En ces temps de froidure revenue, j'ai retrouvé pour vous quelques souvenirs d'enfance relatifs à la bonne soupe de nos campagnes... Je me tiens à la disposition des lecteurs pour expliciter certaines tournure locales. Désolé pour la longueur inusitée du texte !...


Par ici la bonne soupe

- Tiens! s'exclamait invariablement ma mère, après avoir constaté que la marmite de fonte sonnait le creux, il va falloir que je monte la soupe !
Cette façon de parler, typiquement limousine, se révélait, comme il se doit, parfaitement hermétique aux non-initiés et aux "étrangers". Situation cocasse qui conduisit un jour son instituteur de gendre, pour le moins perplexe, à lui demander :
- Mais enfin ! Où voulez-vous donc la monter ? ...
Ce fut l'occasion - juste retour des choses ! - d'un bref instant de pédagogie sur le thème des coutumes locales.
Il n'était, auparavant, de maison campagnarde qui n'ait sa cheminée, noire et profonde, personnage central de la cuisine. Cette cheminée ne représentait en aucune façon le luxe suprême de nos demeures d'aujourd'hui, le raffinement d'un salon douillet agencé selon les règles de l’art. Elle se voulait avant tout utilitaire.
Gazinière, plaque électrique ou chauffage central étant des mots vides de sens, la cheminée ou "cantou" si vous préférez, remplissait une double fonction: chauffer et permettre la cuisine.
Et encore pour la première, ne fallait-il pas être spécialement frileux puisque, selon l'adage consacré, auprès d'elle on s'y rôtissait les jambes tout en s'y gelant le dos, des vents coulis venus d'on ne sait où se chargeant de parachever l'œuvre entamée. Quant à la fumée, en particulier lorsque soufflaient les vents rabattants, elle faisait partie intégrante du paysage... Au fond du foyer, contre la muraille, se trouvait généralement fixée une plaque de cheminée à la fonte caparaçonnée de suie. Juste devant, au bout d'une chaîne, pendait un large crochet à crémaillère auquel l'on suspendait la marmite au-dessus du feu. Naturellement, pour ce faire, il fallait soulever le récipient, opération par ailleurs fort malaisée et parfois source de brûlures domestiques lorsqu'il se trouvait plein à ras bord… L'expression "monter la soupe" s'en trouvait du même coup clarifiée ! Il ne s'agissait donc pas, comme devait le supposer le beau-frère, de hisser la marmite au grenier pour quelque obscure raison, mais bien de la placer sur son crochet en position de chauffe !
Après tout, le rite immuable, une fois achevée la construction de la maison, n'était-il pas également de "pendre la crémaillère" ? Autre façon de "monter !" ...
Ceci pour prouver, si besoin était, que la soupe occupait, dans nos campagnes, une position privilégiée. Roborative, économique, vite préparée, elle se trouvait parée de toutes les vertus. La ménagère, pressée par le travail des champs, pouvait l'abandonner sans vergogne sur son lit de braises. A son retour, longuement mitonnée, elle ne s'en trouverait que meilleure...

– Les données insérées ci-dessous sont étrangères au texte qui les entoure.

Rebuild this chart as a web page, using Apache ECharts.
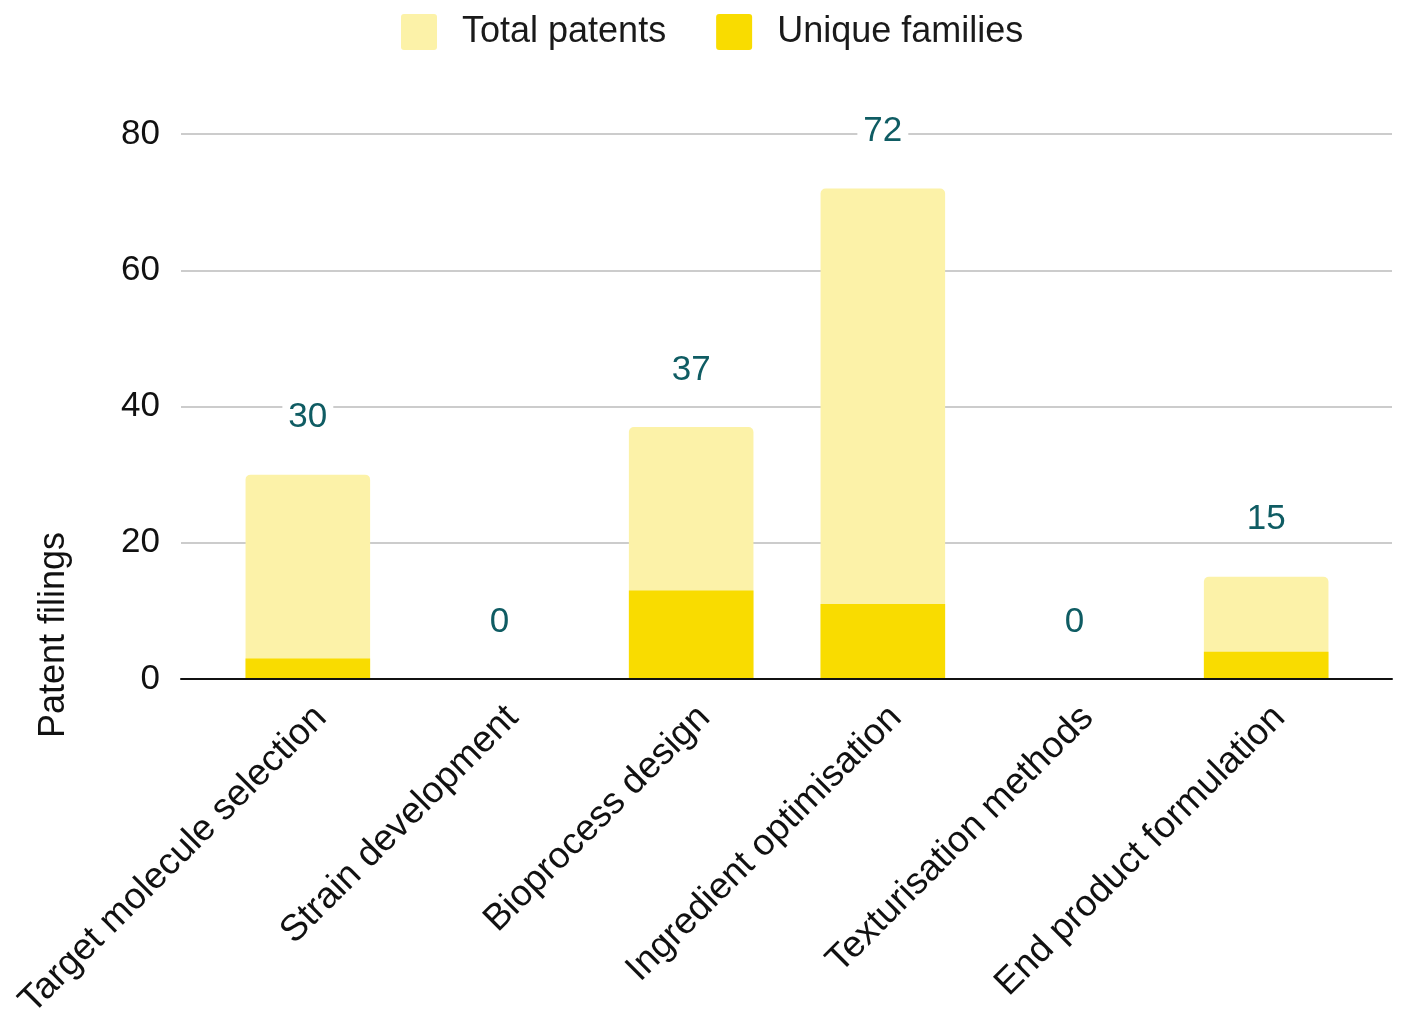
<!DOCTYPE html>
<html>
<head>
<meta charset="utf-8">
<script src="https://cdn.jsdelivr.net/npm/echarts@6/dist/echarts.min.js"></script>
<style>
  html, body { margin: 0; padding: 0; background: #fff; }
  #chart { width: 1401px; height: 1011px; }
</style>
</head>
<body>
<div id="chart"></div>
<script>
  // categories and values
  const categories = [
    'Target molecule selection',
    'Strain development',
    'Bioprocess design',
    'Ingredient optimisation',
    'Texturisation methods',
    'End product formulation'
  ];
  const totalPatents = [30, 0, 37, 72, 0, 15];
  const uniqueFamilies = [3, 0, 13, 11, 0, 4];
  const yTicks = [0, 20, 40, 60, 80];

  const font = 'Liberation Sans, Arial, sans-serif';
  const chart = echarts.init(document.getElementById('chart'));

  // small rounded square for the legend keys
  const keyIcon = 'path://M3,0H33Q36,0,36,3V33Q36,36,33,36H3Q0,36,0,33V3Q0,0,3,0Z';

  const option = {
    backgroundColor: '#fff',
    animation: false,
    textStyle: { fontFamily: font },
    legend: {
      top: 9,
      left: 396,
      itemWidth: 36,
      itemHeight: 36,
      itemGap: 50,
      icon: keyIcon,
      textStyle: { fontSize: 36, color: '#1a1a1a', fontFamily: font, padding: [0, 0, 0, 20] },
      data: ['Total patents', 'Unique families']
    },
    // grid 0: gridlines, y labels, baseline; grid 1: the bars (narrower band)
    grid: [
      { left: 181, right: 9, top: 134, bottom: 332, outerBoundsMode: 'none', containLabel: false },
      { left: 212, right: 39, top: 134, bottom: 332, outerBoundsMode: 'none', containLabel: false }
    ],
    graphic: [{
      type: 'text',
      x: 54,
      y: 635,
      rotation: Math.PI / 2,
      style: {
        text: 'Patent filings',
        font: '36px ' + font,
        fill: '#111',
        align: 'center',
        verticalAlign: 'middle'
      }
    }],
    xAxis: [
      {
        type: 'category',
        gridIndex: 0,
        data: categories,
        z: 10,
        axisLine: { lineStyle: { color: '#111', width: 2 } },
        axisTick: { show: false },
        axisLabel: { show: false }
      },
      {
        type: 'category',
        gridIndex: 1,
        data: categories,
        axisLine: { show: false },
        axisTick: { show: false },
        axisLabel: {
          rotate: 45,
          interval: 0,
          margin: 20,
          fontSize: 37,
          verticalAlign: 'top',
          color: '#111',
          fontFamily: font
        }
      }
    ],
    yAxis: [
      {
        type: 'value',
        gridIndex: 0,
        min: yTicks[0],
        max: yTicks[yTicks.length - 1],
        interval: 20,
        axisLine: { show: false },
        axisTick: { show: false },
        axisLabel: { fontSize: 35, color: '#111', margin: 21, fontFamily: font },
        splitLine: { lineStyle: { color: '#cccccc', width: 2 } }
      },
      {
        type: 'value',
        gridIndex: 1,
        min: yTicks[0],
        max: yTicks[yTicks.length - 1],
        interval: 20,
        show: false
      }
    ],
    series: [
      {
        name: 'Total patents',
        type: 'bar',
        xAxisIndex: 1,
        yAxisIndex: 1,
        data: totalPatents,
        barWidth: '65%',
        barGap: '-100%',
        itemStyle: { color: '#FCF2A8', borderRadius: [5, 5, 0, 0] },
        label: {
          show: true,
          position: 'top',
          distance: 37,
          fontSize: 35,
          lineHeight: 36,
          color: '#0f5c63',
          backgroundColor: '#fff',
          padding: [2, 6],
          fontFamily: font
        },
        z: 2
      },
      {
        name: 'Unique families',
        type: 'bar',
        xAxisIndex: 1,
        yAxisIndex: 1,
        data: uniqueFamilies,
        barWidth: '65%',
        itemStyle: { color: '#F9DC00' },
        z: 3
      }
    ]
  };

  chart.setOption(option);
</script>
</body>
</html>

Vous ne savez pas faire la soupe ? Allons donc ! Vous ne feriez penser à ces pauvres bougres, mêmes pas capable de faire jaillir des flammes et d'entretenir le feu. On disait d'eux, dans les temps anciens, qu'ils n'étaient bons à rien, pas même à prendre épouse...
Une marmite noire, à la panse ventrue, fera parfaitement l'affaire. Une poignée de sel gris, une prise de poivre (quand il en reste), de l'eau pure puisée au seau, quelque cuillerée de graisse de porc ou de canard ou, mieux encore, une belle couenne de jambon, tels sont les ingrédients de départ.
Ensuite, c'est à la fortune du pot et selon la saison : pommes de terre, carottes, haricots frais, rave nacrée, céleri parfumé, poireau du jardin, citrouille... Et pourquoi pas lentilles ou pois cassés ? Rien n'est banni, tout est possible...
Un feu flambant là-dessous et la marmite commence à chanter, à "jarjoter" comme on disait joliment dans notre patois. Point de surveillance ou de touillages intempestifs, la soupe cuit bien toute seule et c'est l'odeur qui ne manque pas de se répandre alentour qui vous renseigne sur l'avancement de l'opération...
Ah l'odeur ! Qui n'a jamais reniflé les effluves s'échappant du couvercle crachotant à petits jets pressés, ne connaîtra jamais rien des joies simples de l'existence. Les narines paternelles en palpitaient telles celles de son chien de chasse, si d'aventure, il rejoignait le logis en pareil instant...
La difficulté commençait au moment sacro-saint de "tremper" la soupe, ce qui ne voulait pas dire, mais vous l'aurez compris, qu'on proposait à la marmite un court voyage vers la "pissette" de la fontaine municipale...
Il s'agissait simplement pour le maître de cérémonie, muni d'un large couteau convenablement affûté, de tailler dans un chanteau de seigle ou de pain noir de fines tranches rassies qu'il déposait dans le fond de la soupière. Jamais de pain blanc que l'on accusait, à juste titre, de transformer la bonne soupe en un magma collant et insipide ! Ceci fait, la préposée à la marmite déposait par-dessus un nid de légumes variés et arrosait bellement le tout de liquide fumant, avant de refermer prestement le couvercle. Lentement, mais sûrement, le pain "prenait" le bouillon qui se colorait en brun. La soupière, trônant en majesté au beau milieu de la table, faisait attendre ses soupirants.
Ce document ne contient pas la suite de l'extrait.